By Harold Phillips
Sometimes, the New Testament believer has a hard time distinguishing the line between right and wrong. Some hold up the law, and others cling to the word “grace”. At Corinth, many of the new believers had been raised in environments that were outside or even opposed to, the will of God. After the people of Corinth became believers in Christ Jesus as their Savior, navigating through the rights and wrongs
became a challenge for them, and it is a challenge for you and me.

Harold Phillips
As citizens of Heaven, but residents of this world, some decisions that we face as New-Testament believers have nothing to do with the law. Should I drink socially? Should I get a tattoo when all my friends seem to be getting them? What about living together before marriage? Everyone seems to be doing it, even some people who say they are believers in Christ. Some preachers rail against it, and others do not seem to think it is such a big deal.
The Corinthian Church was struggling with similar issues. Paul instructed them that all things are lawful for the believer, being redeemed for eternity by the blood of Christ Jesus, but all things were not beneficial for the believer. In other words, choosing to do like the world around you is not going to condemn you if you are truly a blood-bought, born-again believer.
The fact is that all blood-bought believers fail at one time or another. We are going to heaven when we die because we are in Christ Jesus, but there is another side to this believing life. Christ Jesus has set us free from the law, and He has also set us free from the chains of sin. Why would we willingly chain ourselves to the dead works from which Jesus died to set us free? Yes, you can do those things – but why would you?
A great example of this is Abraham. In James 2:23, James declared that “Abraham believed God, and it was imputed unto him for righteousness: and he was called the Friend of God.” Abraham was making day-to-day decisions like we are. Faced with what to do about a barren wife and a promise from God of fatherhood, he chose to have a child with Hagar, his wife’s handmaid (a lawful way to deal with the need, but not a spiritual way).
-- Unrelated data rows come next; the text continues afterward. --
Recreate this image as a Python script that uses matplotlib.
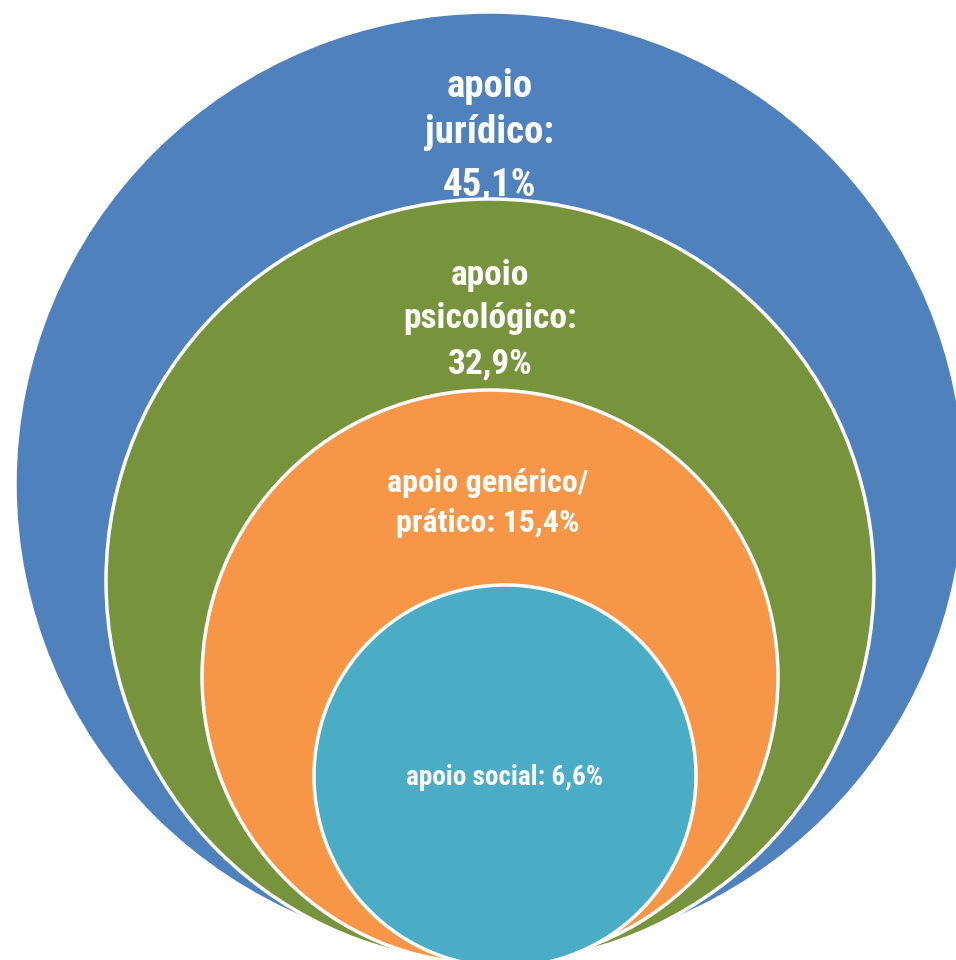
import matplotlib
matplotlib.use("Agg")
import matplotlib.pyplot as plt
from matplotlib import font_manager
from matplotlib.patches import Ellipse

# data, outermost ring first
labels = ["apoio\njurídico", "apoio\npsicológico", "apoio genérico/\nprático", "apoio social"]
values = [45.1, 32.9, 15.4, 6.6]
separators = [":\n", ":\n", ": ", ": "]

# diagram layout (pixels, y grows downward)
centers = [(490, 484), (490, 581), (490, 677), (505, 776)]
sizes = [(950, 944), (768, 764), (576, 574), (382, 382)]
colors = ["#4F81BD", "#77933C", "#F79646", "#4BACC6"]
text_x = [490, 490, 488, 505]
baselines = [[97, 143, 195], [285, 328, 373], [492, 532], [785]]
font_sizes = [28, 25.5, 23, 19.5]


def pick_font():
    names = {f.name for f in font_manager.fontManager.ttflist}
    for name in ["Roboto Condensed", "Liberation Sans Narrow", "Open Sans Condensed"]:
        if name in names:
            return name, "normal", 1.0
    for f in font_manager.fontManager.ttflist:
        if f.name == "DejaVu Sans" and "condensed" in str(f.stretch):
            return "DejaVu Sans", "condensed", 0.9
    return "DejaVu Sans", "normal", 0.72


def _main():
    family, stretch, scale = pick_font()

    fig = plt.figure(figsize=(9.56, 9.6), dpi=100)
    ax = fig.add_axes([0, 0, 1, 1])
    ax.set_xlim(0, 956)
    ax.set_ylim(960, 0)
    ax.set_aspect("equal")
    ax.axis("off")

    for i in range(len(values)):
        ax.add_patch(Ellipse(centers[i], sizes[i][0], sizes[i][1],
                             facecolor=colors[i], edgecolor="white",
                             linewidth=2.5, zorder=2 * i + 1))
        pct = f"{values[i]:.1f}".replace(".", ",") + "%"
        lines = (labels[i] + separators[i] + pct).split("\n")
        # label sits under the next (inner) circle, as in the original
        for line, y in zip(lines, baselines[i]):
            ax.text(text_x[i], y, line, ha="center", va="baseline",
                    color="white", fontsize=font_sizes[i] * scale,
                    fontweight="bold", family=[family, "DejaVu Sans"],
                    fontstretch=stretch, zorder=2 * i + 2)

    fig.savefig("out.png", dpi=100)


if __name__ == '__main__':
    _main()
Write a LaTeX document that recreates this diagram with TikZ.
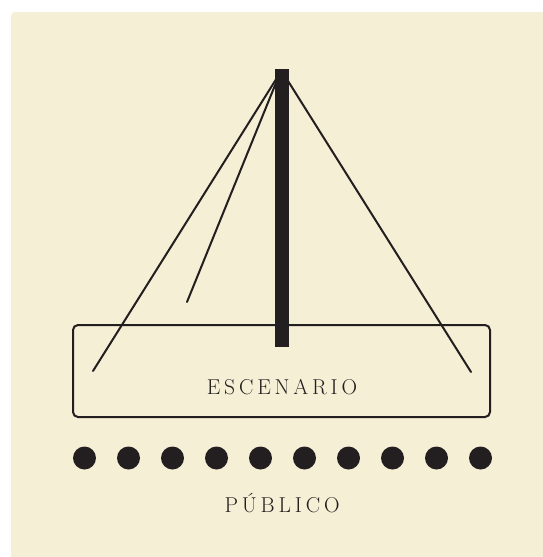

Although lawful and even common in his day, it was not a choice that would declare him faithful to God before his family, friends, neighbors and, most importantly, himself.
Abraham made a worldly choice, and even though everyone else faced with his challenge did what he did, it was not beneficial for him, because of who he was. This choice did not condemn Abraham, but it did hurt his legacy of obedience and create many problems for the ones who would follow him.
God had called Abraham to a different standard than the rest of the people of his day. Paul was trying to help the believers at Corinth understand this as well. Like Abraham, who lived and served God before the law, we live and serve God after the law, and our choices declare our beliefs.
The decisions we make in everyday life may not condemn us because we are in Christ, but they either bring glory to our Savior, or shame.
Like Abraham, our decisions either help us in our quest to bring glory to our King, or fail us and declare our self-centered commitment to a failing and enslaved world.
Let us make choices that declare our relationship to a holy God. Let us declare our King and fulfill what we are called to do. Then, hopefully, we can say as Jesus did in His prayer in John 17: 4, “I have glorified thee on the earth: I have finished the work which thou gavest me to do.”
Jesus declared that He came to represent His Father, and He would say and do what the Father sent Him to say and do. Let us do the same. Choose well, my fellow servants. Choices have consequences, big and small, and sometimes the decisions that we think are small become the big ones.